Travel opens up new silk route for China
CHINA Union Pay, China’s own credit card, set up in 2002, is one of the fastest growing credits cards brands across the world, without any marketing campaigns about its buying power.
The 34 million Chinese that travelled overseas last year all act as unofficial brand ambassadors. In Australia, National Australia Bank has teamed with China Union Pay so that Chinese tourists can make EFTPOS purchases and ATM withdrawals with their credit and debit cards. Banks in the US, Germany and Egypt are among the others following suit.

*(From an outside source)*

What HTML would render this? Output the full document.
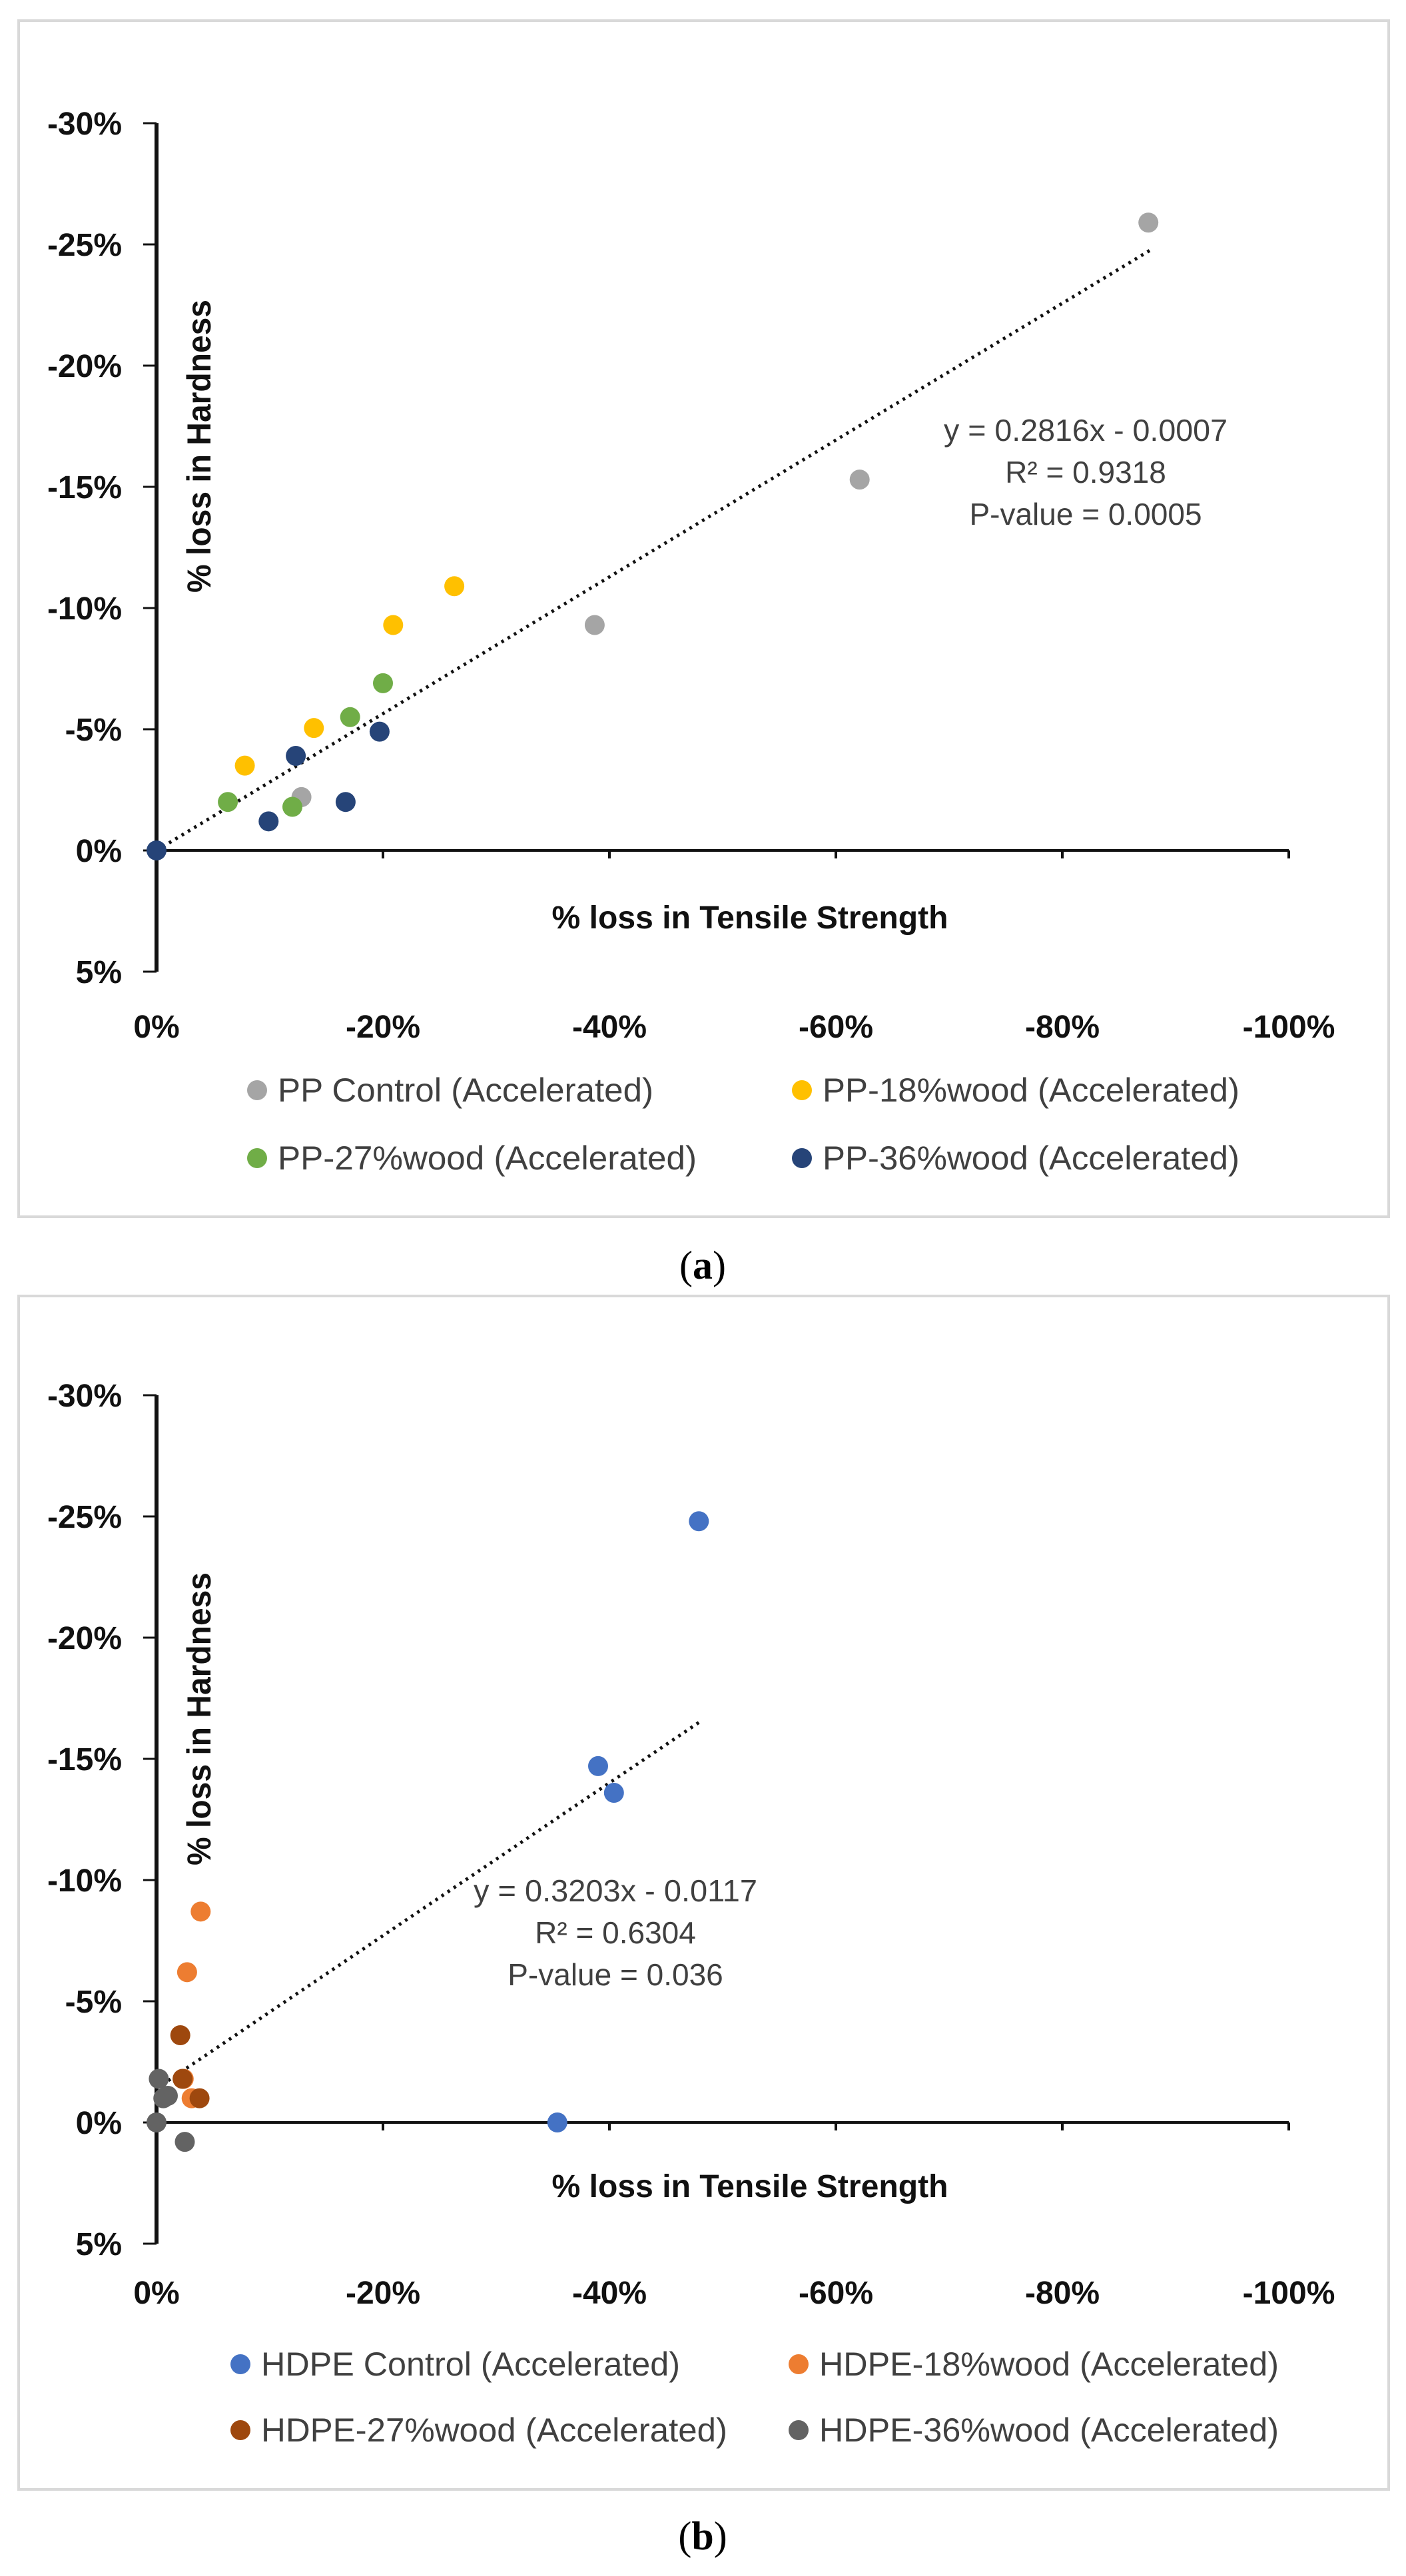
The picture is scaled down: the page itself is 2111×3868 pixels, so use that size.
<!DOCTYPE html>
<html><head><meta charset="utf-8"><style>
html,body{margin:0;padding:0;background:#fff;}
svg{display:block;font-family:"Liberation Sans",sans-serif;}
</style></head><body>
<svg id="fig" width="2111" height="3868" viewBox="0 0 2111 3868">
<rect x="0" y="0" width="2111" height="3868" fill="#fff"/>
</svg>
<script>
const NS="http://www.w3.org/2000/svg";
const svg=document.getElementById('fig');
// ---- data (x = % loss tensile, y = % loss hardness, magnitudes) ----
const xTicks=[0,20,40,60,80,100];
const yTicks=[-30,-25,-20,-15,-10,-5,0,5];
const aNames=["PP Control (Accelerated)","PP-18%wood (Accelerated)","PP-27%wood (Accelerated)","PP-36%wood (Accelerated)"];
const aColors=["#a5a5a5","#ffc000","#70ad47","#264478"];
const aCtrlX=[87.6,62.1,38.7,12.8];
const aCtrlY=[25.9,15.3,9.3,2.2];
const a18X=[26.3,20.9,13.9,7.8];
const a18Y=[10.9,9.3,5.05,3.5];
const a27X=[20.0,17.1,6.3,12.0];
const a27Y=[6.9,5.5,2.0,1.8];
const a36X=[19.7,12.3,16.7,9.9,0];
const a36Y=[4.9,3.9,2.0,1.2,0];
const aTrendX=[0,87.9];
const aTrendY=[0,24.8];
const aEq=["y = 0.2816x - 0.0007","R² = 0.9318","P-value = 0.0005"];
const bNames=["HDPE Control (Accelerated)","HDPE-18%wood (Accelerated)","HDPE-27%wood (Accelerated)","HDPE-36%wood (Accelerated)"];
const bColors=["#4472c4","#ed7d31","#9e480e","#636363"];
const bCtrlX=[47.9,39.0,40.4,35.4];
const bCtrlY=[24.8,14.7,13.6,0];
const b18X=[3.9,2.7,3.1,2.4];
const b18Y=[8.7,6.2,1.0,1.8];
const b27X=[2.1,2.3,3.8];
const b27Y=[3.6,1.8,1.0];
const b36X=[0.2,0.6,1.0,0,2.5];
const b36Y=[1.8,1.0,1.1,0,-0.8];
const bTrendX=[0.5,47.9];
const bTrendY=[1.56,16.5];
const bEq=["y = 0.3203x - 0.0117","R² = 0.6304","P-value = 0.036"];

function el(tag,attrs,parent,text){const e=document.createElementNS(NS,tag);for(const k in attrs)e.setAttribute(k,attrs[k]);if(text!==undefined)e.textContent=text;(parent||svg).appendChild(e);return e;}

function chart(cfg){
  const g=el('g',{});
  
  
  const fr=el('rect',{x:28,y:cfg.fTop,width:2057,height:cfg.fBot-cfg.fTop,fill:'#fff',stroke:'#d9d9d9','stroke-width':4},g);
  
  
  const x0=235,x1=1935;
  const X=v=>x0+(x1-x0)*v/100;
  const Y=v=>cfg.y0 - v*(cfg.step/5);
  const ya=el('line',{x1:x0,y1:Y(30),x2:x0,y2:Y(-5),stroke:'#111','stroke-width':6},g);
  
  
  yTicks.forEach(t=>{
    el('line',{x1:x0-20,y1:Y(-t),x2:x0,y2:Y(-t),stroke:'#111','stroke-width':3},g);
    const tl=el('text',{x:183,y:Y(-t)+17,'text-anchor':'end','font-size':48,'font-weight':'bold',fill:'#111'},g,t+'%');
    
    
  });
  const xa=el('line',{x1:x0,y1:cfg.y0,x2:x1,y2:cfg.y0,stroke:'#111','stroke-width':4},g);
  
  
  xTicks.forEach(t=>{
    el('line',{x1:X(t),y1:cfg.y0,x2:X(t),y2:cfg.y0+12,stroke:'#111','stroke-width':4},g);
    const tl=el('text',{x:X(t),y:cfg.xLab,'text-anchor':'middle','font-size':48,'font-weight':'bold',fill:'#111'},g,(t===0?'0':'-'+t)+'%');
    
    
  });
  const xt=el('text',{x:1126,y:cfg.xTitle+17,'text-anchor':'middle','font-size':48,'font-weight':'bold',fill:'#111',textLength:595,lengthAdjust:'spacingAndGlyphs'},g,'% loss in Tensile Strength');
  
  
  const yt=el('text',{x:0,y:0,'text-anchor':'middle','font-size':50,'font-weight':'bold',fill:'#111',textLength:440,lengthAdjust:'spacingAndGlyphs',transform:`translate(316,${cfg.yTitle}) rotate(-90)`},g,'% loss in Hardness');
  
  
  const tr=el('line',{x1:X(cfg.tx[0]),y1:Y(cfg.ty[0]),x2:X(cfg.tx[1]),y2:Y(cfg.ty[1]),stroke:'#111','stroke-width':5,'stroke-dasharray':'4 7'},g);
  
  
  cfg.eq.forEach((s,i)=>{
    const t=el('text',{x:cfg.eqX,y:cfg.eqY+i*63+15,'text-anchor':'middle','font-size':46,fill:'#404040'},g,s);
    if(i===0){t.setAttribute('textLength',426);t.setAttribute('lengthAdjust','spacingAndGlyphs');}
    
    
  });
  cfg.series.forEach((s,si)=>{
    s[0].forEach((xv,i)=>{
      const c=el('circle',{cx:X(xv),cy:Y(s[1][i]),r:15,fill:cfg.colors[si]},g);
      
      
    });
  });
  cfg.names.forEach((n,i)=>{
    const lx=i%2===0?cfg.lx[0]:cfg.lx[1];
    const ly=i<2?cfg.ly[0]:cfg.ly[1];
    const lg=el('g',{},g);
    
    
    el('circle',{cx:lx,cy:ly,r:15,fill:cfg.colors[i]},lg);
    el('text',{x:lx+31,y:ly+17,'font-size':50,fill:'#404040',textLength:cfg.lw[i],lengthAdjust:'spacingAndGlyphs'},lg,n);
  });
  const cap=el('text',{x:1055,y:cfg.cap+18,'text-anchor':'middle','font-size':60,fill:'#000','font-family':'Liberation Serif, serif'},svg);
  
  
  el('tspan',{},cap,'(');el('tspan',{'font-weight':'bold'},cap,cfg.letter);el('tspan',{},cap,')');
}
chart({name:'chart-a',fTop:31,fBot:1827,y0:1277,step:182,xLab:1558,xTitle:1377,yTitle:670,
  tx:aTrendX,ty:aTrendY,eq:aEq,eqX:1630,eqY:647,colors:aColors,names:aNames,lw:[564,626,629,626],
  series:[[aCtrlX,aCtrlY],[a18X,a18Y],[a27X,a27Y],[a36X,a36Y]],lx:[386,1204],ly:[1637,1739],cap:1902,letter:'a'});
chart({name:'chart-b',fTop:1946,fBot:3738,y0:3187,step:182,xLab:3459,xTitle:3282,yTitle:2581,
  tx:bTrendX,ty:bTrendY,eq:bEq,eqX:924,eqY:2840,colors:bColors,names:bNames,lw:[629,690,700,690],
  series:[[bCtrlX,bCtrlY],[b18X,b18Y],[b27X,b27Y],[b36X,b36Y]],lx:[361,1199],ly:[3550,3649],cap:3810,letter:'b'});
</script>
</body></html>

There is a reason why travel industry calls China the single most important development in world tourism. The Economist Intelligence Unit estimates there will be 60 million tourists out of mainland China by 2010 and 100 million by 2015. The WTO believes the 100 million figure will be reached later, in 2020.
Last year, 15 countries and regions opened their doors to Chinese tourists. To date, Chinese travellers can visit 132 destinations. Among the newest to be approved are Oman, Morocco and Syria.
The news in the inbound travel sector is no less exciting. China can expect to receive 24 million foreign travellers this year, up from 22 million last year.
This year’s figures are already optimistic. Nearly 12.12 million foreigners came to the Chinese mainland for sightseeing from January to June, up 18.47 per cent year-on-year, according to the latest figures from the China National Tourism Administration. Tourism generated nearly $17.94 billion in foreign currency in the first six months, up 13.1 per cent year-on-year. More than half or $10.25 billion came from foreign tourists, up 19.64 per cent over the same period of last year.
The Chinese State Tourism Administration is working to “explore potential markets such as South America, the Middle East and Africa.”
Events such the 2008 Beijing Olympic Games and the World Expo in Shanghai in the year 2010 will only see those numbers grow.
Major international tourism businesses are being encouraged to enter China's tourism industry, an area covered by China's membership in the World Trade Organisation. The government plans to lift restrictions on foreign-funded travel services looking to set up branches in China from this year.
When it comes to the Middle East and China, it is a question of renewing old ties. More than 2000 years ago when silk probably first arrived in Europe, and the Romans believed that it came from India, the Arabs were sailing all the way to Guangzhou (Canton) in southern China, while merchants made their way overland to Xi’an in the Yellow River Valley. Middle East has trade ties with China since the medieval period.
And now, with many of Arab countries being granted the Approved Destination status for Chinese tourists, establishing free trade zones and China welcoming Middle East tourists, “a new, unlimited 'Silk Road' will be formed," according to the Chinese vice minister of trade.
There are several initiatives that will lead to this. When China and representatives of Arab League countries met in Beijing in 2006, they set a target of doubling the trade between them to $100 billion by 2010. Starting from a relatively small base, Chinese trade with the Arab world had soared tenfold in the previous decade, reaching $51.3 billion. Arab investment is welcomed in China, which attracted $20 billion from Gulf countries last year alone.
In the region, individually, various countries are stepping up efforts to attract people from the world’s most populated country. Most recently, Turkey is trying to set figures for attracting tourists from China. Turkey only receives between 40,000 and 50,000 of the 132 million Chinese travelling the world each year. Even if two per cent of them come to Turkey each year, they will form half the tourist population in Turkey.
Jordan also wants to strengthen its ties with China. The volume of trade relations between Jordan and China stood at $1.3 billion in 2006, a 15 per cent increase on 2005. Already China has 153 million worth of investments in Jordan.
The UAE and China are close to signing the Approved Destination Status agreement. Under ADS, Chinese nationals will be able to obtain a single-entry visa to the UAE, subject to the final agreement, provided the trip is organised by an approved operator.
Once in full effect, it will significantly enhance the growth of Dubai's tourism and MICE (meetings, incentives, conventions and exhibitions) markets. Last year, the bilateral trade volume between China and the UAE rose to $ 14.2 billion, an increase of nearly 32 per cent.
China and the GCC have completed a round of talks on a free trade agreement as part of Beijing's efforts to boost long-term cooperation with states in the region.
Saudi Prince Alwaleed bin Talal Al Saud made his first hotel investment in China only this past May, by buying the leading hotel in the industrial city of Kunshan, near Shanghai. He paid $58 million for the 387-room hotel, a property that began operating only two years ago.
Now Kingdom Holdings has reportedly earmarked $1 billion for investment in China’s booming hotel industry.